West Virginia Emergency Medical Director Jody Ratliff takes personal calls from traumatized first responders needing to talk to someone who knows the feeling. He said more mental health support is paramount to leaving the “suck it up” mentality behind — while moving forward.

“If we talk about retention and keeping folks in EMS and first responders across the board, if we’re going to talk about retention, mental health is a huge issue that we’ve just never spoken about,” Ratliff said. “It affects you over time, it affects your physical ability, your mental ability, and then people want to leave the business because they just can’t handle it anymore.”

Ratliff said he is looking at West Virginia adopting an EMS mental health support program and an app now seeing success in Florida.

“First responders across the state can go into this app, and they plug in some things on how they’re feeling that day, or something that might have just happened,” Ratliff said. “It might say to reach out to someone in the next few days, or it might put you in contact with a mental health professional right then and there.”

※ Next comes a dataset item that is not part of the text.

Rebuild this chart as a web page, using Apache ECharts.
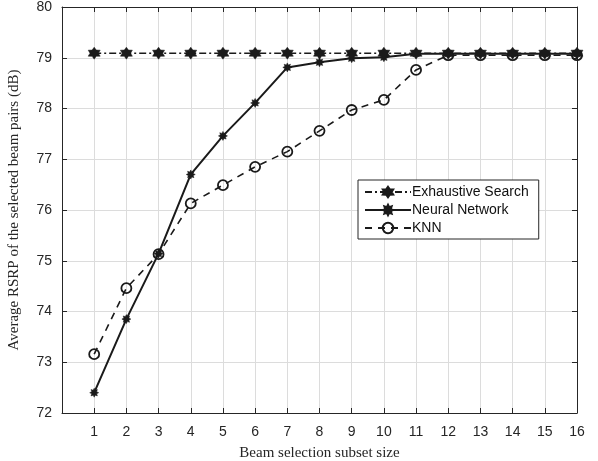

Curry calls setting up a mental health support app is an excellent first step.

“The fact that people are waking up to this and doing something about it now speaks volumes to where we’re at versus where we’ve been. We’re seeing the effects of long-term burnout and long-term issues dealing with everything that first responders see, and we’re facing a massive paramedic shortage now, because we neglected this problem for a long time,” Curry said. “There needs to be better access to get good mental health care covered by your insurance. These agencies need to do a better job of saying we’re going to cover this, we’re going to even employ somebody and help in-house, which is what the city of Huntington is doing.”

Ratliff said he’s working with EMS directors across the state to get the “suck it up” monkey off of everybody’s back.

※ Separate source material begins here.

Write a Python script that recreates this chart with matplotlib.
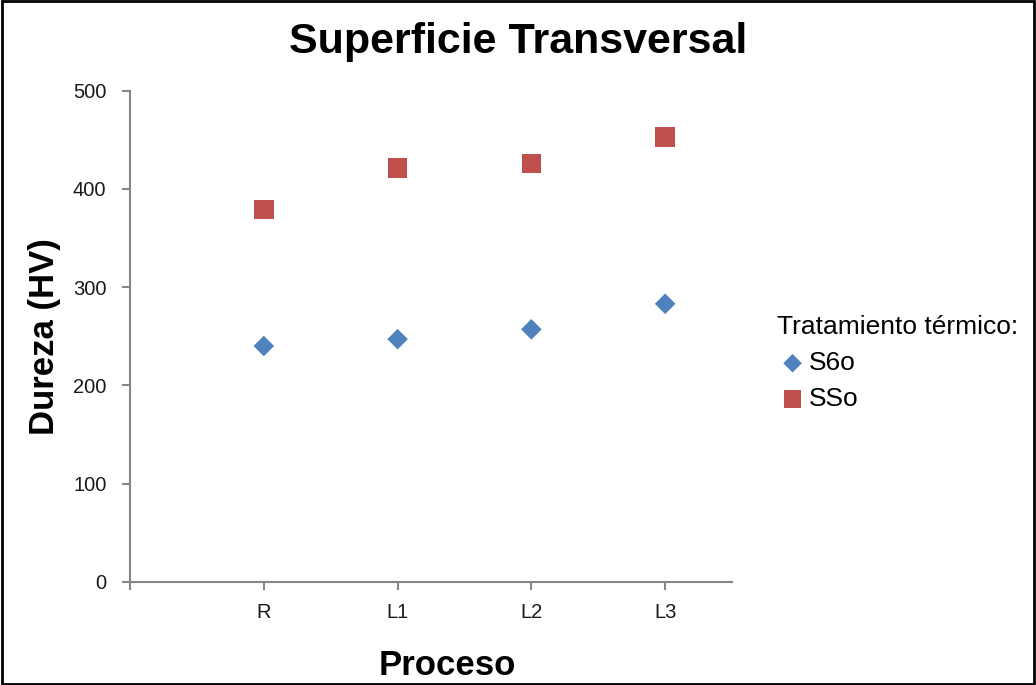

“It’s okay to talk about the stigma, it’s time for the stigma to go away. We all deal with this, whether we want to admit it or not. It’s something that we’ve all dealt with in our careers,” Ratliff said. “I speak very publicly about me dealing with my own trauma during my career, and getting help and what it meant to me and my career and my life.”

Curry said a quarter of West Virginia EMS workers report mental health issues and those are only the ones who admit it. He said it is past time to go from “suck it up,” to stand up — and deal with the issues.